Astronomers Adam Riess, Saul Perlmutter, and Brian Schmidt led the work. That same year, University of Chicago astrophysicist Michael Turner coined the term "dark energy" at a physics meeting in Australia. The name stuck, even though it describes something scientists barely understand.

What Scientists Think It Could Be

Several competing theories attempt to explain dark energy:

• Vacuum energy (cosmological constant) — Empty space itself carries a fixed amount of energy, a concept Albert Einstein originally proposed. However, quantum theory predicts a value more than 100 orders of magnitude larger than what is observed, creating one of physics' greatest embarrassments.
• Quintessence — A dynamic energy field that permeates the universe and may change gradually over time, unlike a fixed constant.
• Modified gravity — Perhaps Einstein's general relativity is incomplete, and the apparent acceleration stems from a flaw in the theory rather than a new force.

"We don't know what its fundamental nature is," Turner has said. "Is it the quantum energy of empty space? Is it a scalar field? Is it something else that we haven't even dreamed of?"

How Scientists Hunt for Answers

Because dark energy cannot be observed directly, researchers study its effects on the universe's large-scale structure. The main approaches include:

• Supernova surveys — Measuring the brightness and distance of exploding stars to track how the expansion rate has changed over billions of years.
• Galaxy mapping — Charting the positions of millions of galaxies to detect patterns—called baryon acoustic oscillations—imprinted in the early universe. These patterns act as a cosmic ruler.
• Gravitational lensing — Studying how massive structures bend light from distant galaxies, revealing the distribution of matter and the geometry of space.

The Dark Energy Spectroscopic Instrument (DESI), mounted on a telescope in Arizona, recently completed its five-year survey, mapping over 47 million galaxies and quasars—six times more objects than all previous surveys combined. Its early results hint that dark energy may not be constant but could be evolving over time, a finding that would reshape cosmology if confirmed.
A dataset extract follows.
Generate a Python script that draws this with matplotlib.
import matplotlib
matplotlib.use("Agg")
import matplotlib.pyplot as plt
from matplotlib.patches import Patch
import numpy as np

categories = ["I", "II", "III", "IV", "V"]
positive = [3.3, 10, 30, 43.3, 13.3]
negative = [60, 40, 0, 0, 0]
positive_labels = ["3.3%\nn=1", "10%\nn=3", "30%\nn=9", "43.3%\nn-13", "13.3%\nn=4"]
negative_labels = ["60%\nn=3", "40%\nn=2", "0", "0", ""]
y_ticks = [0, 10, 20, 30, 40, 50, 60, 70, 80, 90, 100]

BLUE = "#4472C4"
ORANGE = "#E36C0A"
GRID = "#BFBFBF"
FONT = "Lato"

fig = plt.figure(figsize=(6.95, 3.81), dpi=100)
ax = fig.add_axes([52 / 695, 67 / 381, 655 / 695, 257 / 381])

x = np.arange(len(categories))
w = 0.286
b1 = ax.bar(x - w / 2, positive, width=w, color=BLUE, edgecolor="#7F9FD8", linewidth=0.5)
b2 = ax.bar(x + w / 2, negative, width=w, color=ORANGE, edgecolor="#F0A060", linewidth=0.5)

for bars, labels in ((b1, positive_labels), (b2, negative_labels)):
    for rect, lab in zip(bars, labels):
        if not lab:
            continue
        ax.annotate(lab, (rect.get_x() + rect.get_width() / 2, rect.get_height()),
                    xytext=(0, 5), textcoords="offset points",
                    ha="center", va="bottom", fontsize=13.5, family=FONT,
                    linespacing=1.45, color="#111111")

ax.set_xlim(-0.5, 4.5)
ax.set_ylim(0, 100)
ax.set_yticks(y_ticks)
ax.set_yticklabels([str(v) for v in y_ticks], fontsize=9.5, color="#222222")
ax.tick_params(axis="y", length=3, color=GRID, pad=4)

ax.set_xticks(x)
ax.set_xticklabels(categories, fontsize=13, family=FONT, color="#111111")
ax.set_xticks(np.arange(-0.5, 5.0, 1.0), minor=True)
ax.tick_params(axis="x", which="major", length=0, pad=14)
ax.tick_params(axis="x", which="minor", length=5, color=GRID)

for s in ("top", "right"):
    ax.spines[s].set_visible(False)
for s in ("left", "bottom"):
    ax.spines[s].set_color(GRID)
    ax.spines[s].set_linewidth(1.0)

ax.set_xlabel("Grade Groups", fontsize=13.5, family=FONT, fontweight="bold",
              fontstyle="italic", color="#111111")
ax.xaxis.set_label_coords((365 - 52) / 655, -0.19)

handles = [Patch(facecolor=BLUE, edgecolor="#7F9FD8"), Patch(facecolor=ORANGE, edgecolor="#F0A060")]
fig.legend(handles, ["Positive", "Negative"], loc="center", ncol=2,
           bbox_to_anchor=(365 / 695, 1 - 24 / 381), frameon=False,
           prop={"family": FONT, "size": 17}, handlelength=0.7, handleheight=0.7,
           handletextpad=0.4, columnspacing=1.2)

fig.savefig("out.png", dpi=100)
Upcoming projects like NASA's Nancy Grace Roman Space Telescope and the ground-based Vera C. Rubin Observatory will push observations further, mapping billions more galaxies to tighten constraints on dark energy's behavior.

Why It Matters

Dark energy doesn't just fill textbooks—it determines the fate of the universe. If it remains constant, the cosmos will expand forever, galaxies will drift apart, and the universe will grow cold and dark over trillions of years. If dark energy strengthens, it could eventually tear apart galaxies, stars, and even atoms in a scenario called the "Big Rip." If it weakens, gravity might someday pull everything back together.

Understanding dark energy is therefore not just about solving a puzzle. It is about learning how the universe began, how it evolves, and how it ends. For now, the answer to physics' biggest question remains: we don't yet know.